Looking for feedback on how everyone handles process group low instance count type problems for hosts that go into a maintenance window. We use BigFix as our patch deployment tool which will reboot our hosts after patches install. We also have BigFix put the host into a maintenance window before the host gets rebooted, using a simple tag of the hostname with the value being the server name, to capture that host. This works great to stop the process unavailable type alerts because we have an auto tag rule that pushes down the hostname key to the process level, meaning that the process group instance is captured in that maintenance window.
The problem we are facing is with the process group low instance count type problems. Process groups for us do not have a hostname tag because it could contain any # of hosts so these type problems still alert when the server is rebooted when ideally it should not.
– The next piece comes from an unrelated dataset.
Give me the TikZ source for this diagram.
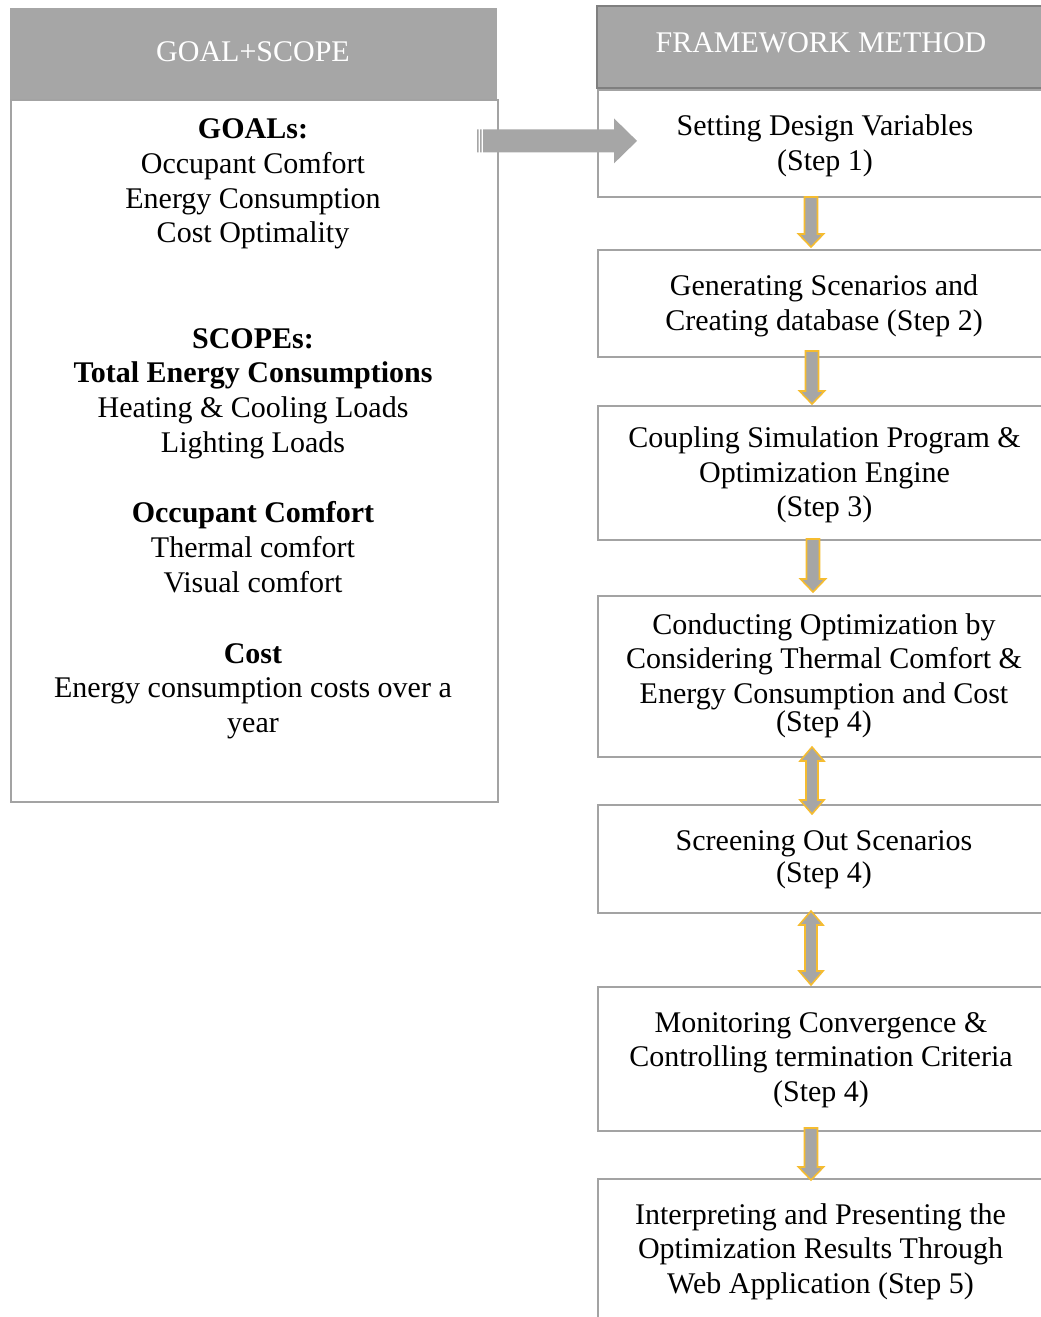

How is everyone handling this? We need some way of doing this at scale and for us using the hostgroup value would not work because we have thousand+ hosts that have a generic host group (ones where app teams don't care to use Dynatrace for extra monitoring but we still have the agent on them for basic infrastructure monitoring). Using a hostgroup tag for us would be problematic because we wouldn't want to put all hosts from that generic hostgroup into a maintenance window because only a subset at a time would be rebooted.
I know we can do fancy things with first running API calls to get the process groups on that host that are set for 'open a new problem if minimum threshold is not met' then put that process group ID into the maintenance window, but I'm also just looking for other input here.
Can you share the config for the maintenance window? By default, maintenance windows will only impact availability monitoring for the entities you target. If you are applying the maintenance window to hosts, for instance, the maintenance window will not effect monitoring on the dependent process groups. You would need to add process groups to the maintenance window to make that happen. Let's take a look at this first to see if it solves our issue. You're welcome to share a screenshot with blurred PII here or reach out for a coffee talk.